The Words

Thought

Sartre's primary idea is that people, as humans, are "condemned to be free".[93] He explained, "This may seem paradoxical because condemnation is normally an external judgment which constitutes the conclusion of a judgment. Here, it is not the human who has chosen to be like this. There is a contingency of human existence. It is a condemnation of their being. Their being is not determined, so it is up to everyone to create their own existence, for which they are then responsible. They cannot not be free, there is a form of necessity for freedom, which can never be given up."[94]

This theory relies upon his position that there is no creator, and is illustrated using the example of the paper cutter. Sartre says that if one considered a paper cutter, one would assume that the creator would have had a plan for it: an essence. Sartre said that human beings have no essence before their existence because there is no Creator. Thus: "existence precedes essence".[93] This forms the basis for his assertion that because one cannot explain one's own actions and behavior by referring to any specific human nature, they are necessarily fully responsible for those actions. "We are left alone, without excuse." "We can act without being determined by our past which is always separated from us."[95]

Sartre maintained that the concepts of authenticity and individuality have to be earned but not learned. We need to experience "death consciousness" so as to wake up ourselves as to what is really important; the authentic in our lives which is life experience, not knowledge.[96] Death draws the final point when we as beings cease to live for ourselves and permanently become objects that exist only for the outside world.[97] In this way death emphasizes the burden of our free, individual existence. "We can oppose authenticity to an inauthentic way of being. Authenticity consists in experiencing the indeterminate character of existence in anguish. It is also to know how to face it by giving meaning to our actions and by recognizing ourselves as the author of this meaning. On the other hand, an inauthentic way of being consists in running away, in lying to oneself in order to escape this anguish and the responsibility for one's own existence."[94]

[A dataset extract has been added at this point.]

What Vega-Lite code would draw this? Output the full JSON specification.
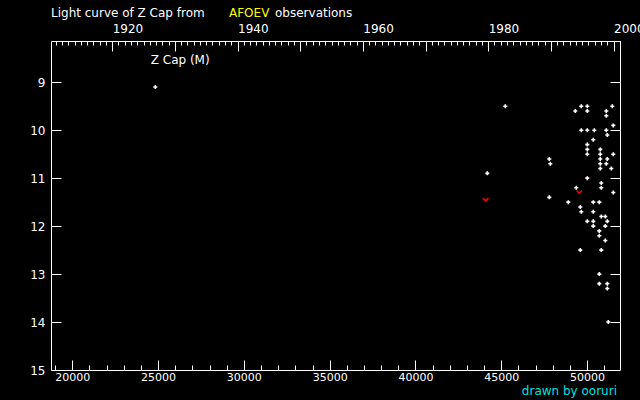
{
  "$schema": "https://vega.github.io/schema/vega-lite/v6.json",
  "autosize": "none",
  "width": 569,
  "height": 329,
  "padding": {"left": 51, "top": 41, "right": 20, "bottom": 30},
  "background": "black",
  "config": {
    "view": {"stroke": "white", "strokeWidth": 1},
    "axis": {
      "domain": false, "grid": false, "tickColor": "white", "tickWidth": 1,
      "labelColor": "white", "labelFont": "DejaVu Sans", "labelFontSize": 12,
      "labelFlush": false, "labelOverlap": false, "labelBound": false, "title": null
    },
    "text": {"font": "DejaVu Sans", "fontSize": 12}
  },
  "datasets": {
    "obs": [
      {"jd": 24838, "mag": 9.1}, {"jd": 45238, "mag": 9.5}, {"jd": 49668, "mag": 9.5}, {"jd": 50017, "mag": 9.5},
      {"jd": 51475, "mag": 9.5}, {"jd": 49318, "mag": 9.6}, {"jd": 50017, "mag": 9.6}, {"jd": 51125, "mag": 9.6},
      {"jd": 51125, "mag": 9.7}, {"jd": 51533, "mag": 9.9}, {"jd": 49668, "mag": 10.0}, {"jd": 50017, "mag": 10.0},
      {"jd": 50425, "mag": 10.0}, {"jd": 51125, "mag": 10.0}, {"jd": 51183, "mag": 10.1}, {"jd": 50367, "mag": 10.2},
      {"jd": 50017, "mag": 10.3}, {"jd": 50017, "mag": 10.4}, {"jd": 50775, "mag": 10.4}, {"jd": 50017, "mag": 10.5},
      {"jd": 50775, "mag": 10.5}, {"jd": 51533, "mag": 10.5}, {"jd": 47803, "mag": 10.6}, {"jd": 50775, "mag": 10.6},
      {"jd": 51183, "mag": 10.6}, {"jd": 47861, "mag": 10.7}, {"jd": 50775, "mag": 10.7}, {"jd": 51125, "mag": 10.7},
      {"jd": 50775, "mag": 10.8}, {"jd": 51416, "mag": 10.8}, {"jd": 44189, "mag": 10.9}, {"jd": 50017, "mag": 11.0},
      {"jd": 50833, "mag": 11.1}, {"jd": 49376, "mag": 11.2}, {"jd": 50833, "mag": 11.2}, {"jd": 51533, "mag": 11.3},
      {"jd": 47803, "mag": 11.4}, {"jd": 48910, "mag": 11.5}, {"jd": 50367, "mag": 11.5}, {"jd": 50717, "mag": 11.5},
      {"jd": 49609, "mag": 11.6}, {"jd": 49668, "mag": 11.7}, {"jd": 50367, "mag": 11.7}, {"jd": 50833, "mag": 11.8},
      {"jd": 51067, "mag": 11.8}, {"jd": 50017, "mag": 11.9}, {"jd": 50367, "mag": 11.9}, {"jd": 51183, "mag": 11.9},
      {"jd": 50367, "mag": 12.0}, {"jd": 51067, "mag": 12.0}, {"jd": 50717, "mag": 12.1}, {"jd": 50717, "mag": 12.2},
      {"jd": 51067, "mag": 12.3}, {"jd": 49609, "mag": 12.5}, {"jd": 50833, "mag": 12.5}, {"jd": 50717, "mag": 13.0},
      {"jd": 50717, "mag": 13.2}, {"jd": 51183, "mag": 13.2}, {"jd": 51183, "mag": 13.3}, {"jd": 51241, "mag": 14.0}
    ],
    "red": [
      {"jd": 44096, "mag": 11.45}, {"jd": 49551, "mag": 11.29}
    ],
    "one": [{"n": 1}]
  },
  "layer": [
    {
      "data": {"name": "obs"},
      "mark": {"type": "point", "shape": "cross", "filled": true, "color": "white", "size": 16, "opacity": 1},
      "encoding": {
        "x": {"field": "jd", "type": "quantitative",
              "scale": {"domain": [18758, 51923], "nice": false, "zero": false},
              "axis": {"orient": "bottom", "values": [20000, 25000, 30000, 35000, 40000, 45000, 50000], "format": "d",
                       "tickSize": -10, "labelPadding": 11, "labelFontSize": 11, "labelBaseline": "top", "labelAlign": "center"}},
        "y": {"field": "mag", "type": "quantitative",
              "scale": {"domain": [8.14, 15], "nice": false, "zero": false, "reverse": true},
              "axis": {"orient": "left", "values": [9, 10, 11, 12, 13, 14, 15],
                       "tickSize": -10, "labelPadding": 16, "labelAlign": "right", "labelBaseline": "middle"}}
      }
    },
    {
      "data": {"name": "red"},
      "mark": {"type": "point", "shape": "M-1,-0.6L0,0.4L1,-0.6", "filled": false, "color": "red", "strokeWidth": 1.5, "size": 30, "opacity": 1},
      "encoding": {
        "x": {"field": "jd", "type": "quantitative",
              "scale": {"domain": [18758, 51923], "nice": false, "zero": false},
              "axis": {"orient": "top", "values": [22324.5, 25977.5, 29629.5, 33282.5, 36934.5, 40587.5, 44239.5, 47892.5, 51544.5],
                       "tickSize": -10, "labelPadding": 19, "labelAlign": "left", "labelBaseline": "alphabetic",
                       "labelExpr": "round(1900 + (datum.value - 15020.5) / 365.2425) % 20 == 0 ? '' + round(1900 + (datum.value - 15020.5) / 365.2425) : ''"}},
        "y": {"field": "mag", "type": "quantitative",
              "scale": {"domain": [8.14, 15], "nice": false, "zero": false, "reverse": true},
              "axis": {"orient": "right", "values": [9, 10, 11, 12, 13, 14], "tickSize": -10, "labels": false}}
      }
    },
    {
      "data": {"name": "one"},
      "mark": {"type": "text", "color": "white", "align": "left", "baseline": "middle"},
      "encoding": {
        "text": {"value": "Light curve of Z Cap from"},
        "x": {"datum": 18758, "type": "quantitative",
              "scale": {"domain": [18758, 51923], "nice": false, "zero": false},
              "axis": {"orient": "bottom", "values": [19000, 20000, 21000, 22000, 23000, 24000, 25000, 26000, 27000, 28000, 29000, 30000, 31000, 32000, 33000, 34000, 35000, 36000, 37000, 38000, 39000, 40000, 41000, 42000, 43000, 44000, 45000, 46000, 47000, 48000, 49000, 50000, 51000],
                       "tickSize": -5, "labels": false}},
        "y": {"datum": 7.55, "type": "quantitative",
              "scale": {"domain": [8.14, 15], "nice": false, "zero": false, "reverse": true}, "axis": null}
      }
    },
    {
      "data": {"name": "one"},
      "mark": {"type": "text", "color": "#ffff00", "align": "left", "baseline": "middle"},
      "encoding": {
        "text": {"value": "AFOEV"},
        "x": {"datum": 29133, "type": "quantitative",
              "scale": {"domain": [18758, 51923], "nice": false, "zero": false},
              "axis": {"orient": "top", "values": [19037.5, 19402.5, 19768.5, 20133.5, 20498.5, 20863.5, 21229.5, 21594.5, 21959.5, 22690.5, 23055.5, 23420.5, 23785.5, 24151.5, 24516.5, 24881.5, 25246.5, 25612.5, 26342.5, 26707.5, 27073.5, 27438.5, 27803.5, 28168.5, 28534.5, 28899.5, 29264.5, 29995.5, 30360.5, 30725.5, 31090.5, 31456.5, 31821.5, 32186.5, 32551.5, 32917.5, 33647.5, 34012.5, 34378.5, 34743.5, 35108.5, 35473.5, 35839.5, 36204.5, 36569.5, 37300.5, 37665.5, 38030.5, 38395.5, 38761.5, 39126.5, 39491.5, 39856.5, 40222.5, 40952.5, 41317.5, 41683.5, 42048.5, 42413.5, 42778.5, 43144.5, 43509.5, 43874.5, 44605.5, 44970.5, 45335.5, 45700.5, 46066.5, 46431.5, 46796.5, 47161.5, 47527.5, 48257.5, 48622.5, 48988.5, 49353.5, 49718.5, 50083.5, 50449.5, 50814.5, 51179.5, 51910.5],
                       "tickSize": -4, "labels": false}},
        "y": {"datum": 7.55, "type": "quantitative",
              "scale": {"domain": [8.14, 15], "nice": false, "zero": false, "reverse": true}, "axis": null}
      }
    },
    {
      "data": {"name": "one"},
      "mark": {"type": "text", "color": "white", "align": "left", "baseline": "middle"},
      "encoding": {
        "text": {"value": "observations"},
        "x": {"datum": 31814, "type": "quantitative",
              "scale": {"domain": [18758, 51923], "nice": false, "zero": false}, "axis": null},
        "y": {"datum": 7.55, "type": "quantitative",
              "scale": {"domain": [8.14, 15], "nice": false, "zero": false, "reverse": true}, "axis": null}
      }
    },
    {
      "data": {"name": "one"},
      "mark": {"type": "text", "color": "white", "align": "left", "baseline": "middle"},
      "encoding": {
        "text": {"value": "Z Cap (M)"},
        "x": {"datum": 24570, "type": "quantitative",
              "scale": {"domain": [18758, 51923], "nice": false, "zero": false}, "axis": null},
        "y": {"datum": 8.535, "type": "quantitative",
              "scale": {"domain": [8.14, 15], "nice": false, "zero": false, "reverse": true}, "axis": null}
      }
    },
    {
      "data": {"name": "one"},
      "mark": {"type": "text", "color": "#00e0e0", "align": "right", "baseline": "middle"},
      "encoding": {
        "text": {"value": "drawn by ooruri"},
        "x": {"datum": 51748, "type": "quantitative",
              "scale": {"domain": [18758, 51923], "nice": false, "zero": false}, "axis": null},
        "y": {"datum": 15.44, "type": "quantitative",
              "scale": {"domain": [8.14, 15], "nice": false, "zero": false, "reverse": true}, "axis": null}
      }
    }
  ],
  "resolve": {"axis": {"x": "independent", "y": "independent"}}
}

While Sartre had been influenced by Heidegger, the publication of Being and Nothingness did mark a split in their perspectives, with Heidegger remarking in Letter on Humanism:

Existentialism says existence precedes essence. In this statement he is taking existentia and essentia according to their metaphysical meaning, which, from Plato's time on, has said that essentia precedes existentia. Sartre reverses this statement. But the reversal of a metaphysical statement remains a metaphysical statement. With it, he stays with metaphysics, in oblivion of the truth of Being.[98]

Herbert Marcuse also had issues with Sartre's metaphysical interpretation of human existence in Being and Nothingness and suggested the work projected anxiety and meaninglessness onto the nature of existence itself:

Insofar as Existentialism is a philosophical doctrine, it remains an idealistic doctrine: it hypostatizes specific historical conditions of human existence into ontological and metaphysical characteristics. Existentialism thus becomes part of the very ideology which it attacks, and its radicalism is illusory.[99]

Sartre also took inspiration from phenomenological epistemology, explained by Franz Adler in this way: "Man chooses and makes himself by acting. Any action implies the judgment that he is right under the circumstances not only for the actor, but also for everybody else in similar circumstances."[100] Also important is Sartre's analysis of psychological concepts, including his suggestion that consciousness exists as something other than itself, and that the conscious awareness of things is not limited to their knowledge: for Sartre intentionality applies to the emotions as well as to cognitions, to desires as well as to perceptions.[101] "When an external object is perceived, consciousness is also conscious of itself, even if consciousness is not its own object: it is a non-positional consciousness of itself."[102] However his critique of psychoanalysis, particularly of Freud has faced some counter-critique. Richard Wollheim and Thomas Baldwin argued that Sartre's attempt to show that Sigmund Freud's theory of the unconscious is mistaken was based on a misinterpretation of Freud.[103][104]